Cette volonté de ratisser large s’incarne également dans un autre thème : l’écologie. Le RN a présenté un ensemble de mesures qui seraient soumises à référendum, avec des questions telles que : « Souhaitez-vous développer les espaces verts en milieu urbain ? » Sous l’influence d’Hervé Juvin, devenu proche conseiller, Marine Le Pen a développé plusieurs petits mouvements satellites, comme « les Localistes », fondé par Juvin et le transfuge de la FI, Andréa Kotarac, chargé de mettre en avant la conception identitaire de l’écologie à la sauce RN. Kotarac avait également été missionné fin 2019 pour débaucher des cadres de la gauche, notamment radicale et souverainiste. Peine perdue, faute de candidats…
Marine Le Pen veut toutefois donner l’image d’un rassemblement du « meilleur de la droite et de la gauche » au sein d’un « gouvernement d’union nationale » qui irait « d’Arnaud Montebourg à Marion Maréchal ». Et, depuis deux ans, la présidente du RN voudrait se donner une image de « présidentiable » – un mot que répète à tout bout de champ son équipe de communication. Elle a annoncé son intention de quitter la présidence du RN, « sans doute après l’été », le temps d’être réélue à sa présidence lors du congrès de Perpignan en juillet.
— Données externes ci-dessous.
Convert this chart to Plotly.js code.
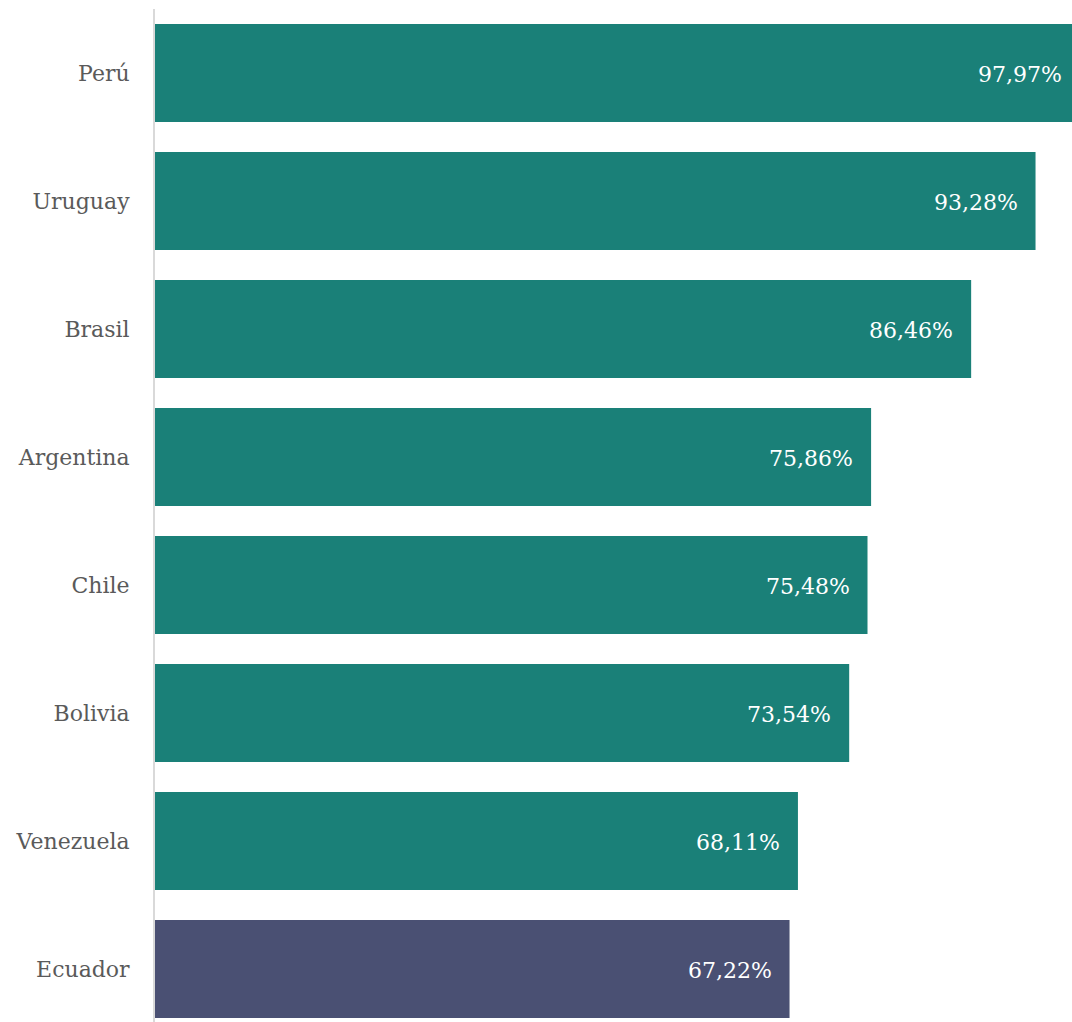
<!DOCTYPE html>
<html><head><meta charset="utf-8">
<script src="https://cdn.plot.ly/plotly-3.0.1.min.js"></script>
<style>html,body{margin:0;padding:0;overflow:hidden;background:#fff;}</style>
</head><body>
<div id="chart"></div>
<script>
const countries = ["Ecuador","Venezuela","Bolivia","Chile","Argentina","Brasil","Uruguay","Perú"];
const values = [67.22, 68.11, 73.54, 75.48, 75.86, 86.46, 93.28, 97.97];
const barColors = ["#4a5073","#1a8078","#1a8078","#1a8078","#1a8078","#1a8078","#1a8078","#1a8078"];

const fmt = v => v.toFixed(2).replace('.', ',') + '%';

const trace = {
  type: 'bar', orientation: 'h',
  y: countries, x: values,
  marker: {color: barColors},
  hoverinfo: 'none'
};

const annotations = values.map((v, i) => ({
  x: v, y: countries[i], xref: 'x', yref: 'y',
  text: fmt(v), showarrow: false, xanchor: 'right', xshift: -16, yshift: -1,
  font: {family: 'DejaVu Serif', size: 22, color: '#ffffff'}
}));

const layout = {
  width: 1090, height: 1022,
  margin: {l: 155, r: 0, t: 9, b: 0},
  paper_bgcolor: '#ffffff', plot_bgcolor: '#ffffff',
  bargap: 0.234,
  showlegend: false,
  xaxis: {range: [0, 99.05], visible: false, fixedrange: true},
  yaxis: {
    type: 'category', range: [-0.414, 7.5],
    showline: true, linecolor: '#d9d9d9', linewidth: 2,
    showgrid: false, zeroline: false, ticks: '',
    ticklabelstandoff: 19,
    tickfont: {family: 'DejaVu Serif', size: 22, color: '#5a5a5a'}
  },
  annotations: annotations
};

Plotly.newPlot('chart', [trace], layout, {displayModeBar: false, staticPlot: true});
</script>
</body></html>
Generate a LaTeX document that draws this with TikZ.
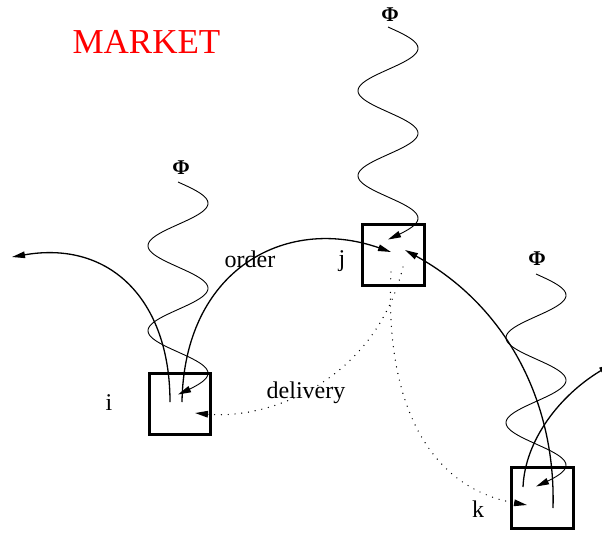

Une façon, selon Bruno Cautrès, de « donner le sentiment qu’elle s’adresse aux Français directement ». Dans ce duel mortifère avec Emmanuel Macron que les deux veulent imposer de force au pays, la cheffe du RN, malgré de solides relais médiatiques, peine à convaincre : 26 % des Français seulement en ont une image positive, 16 % lui trouvent une stature présidentielle, et les électeurs la jugent moins compétente et sincère qu’il y a quatre ans. Un des nombreux paradoxes d’une campagne présidentielle de tous les dangers face à une extrême droite plus que jamais aux portes du pouvoir.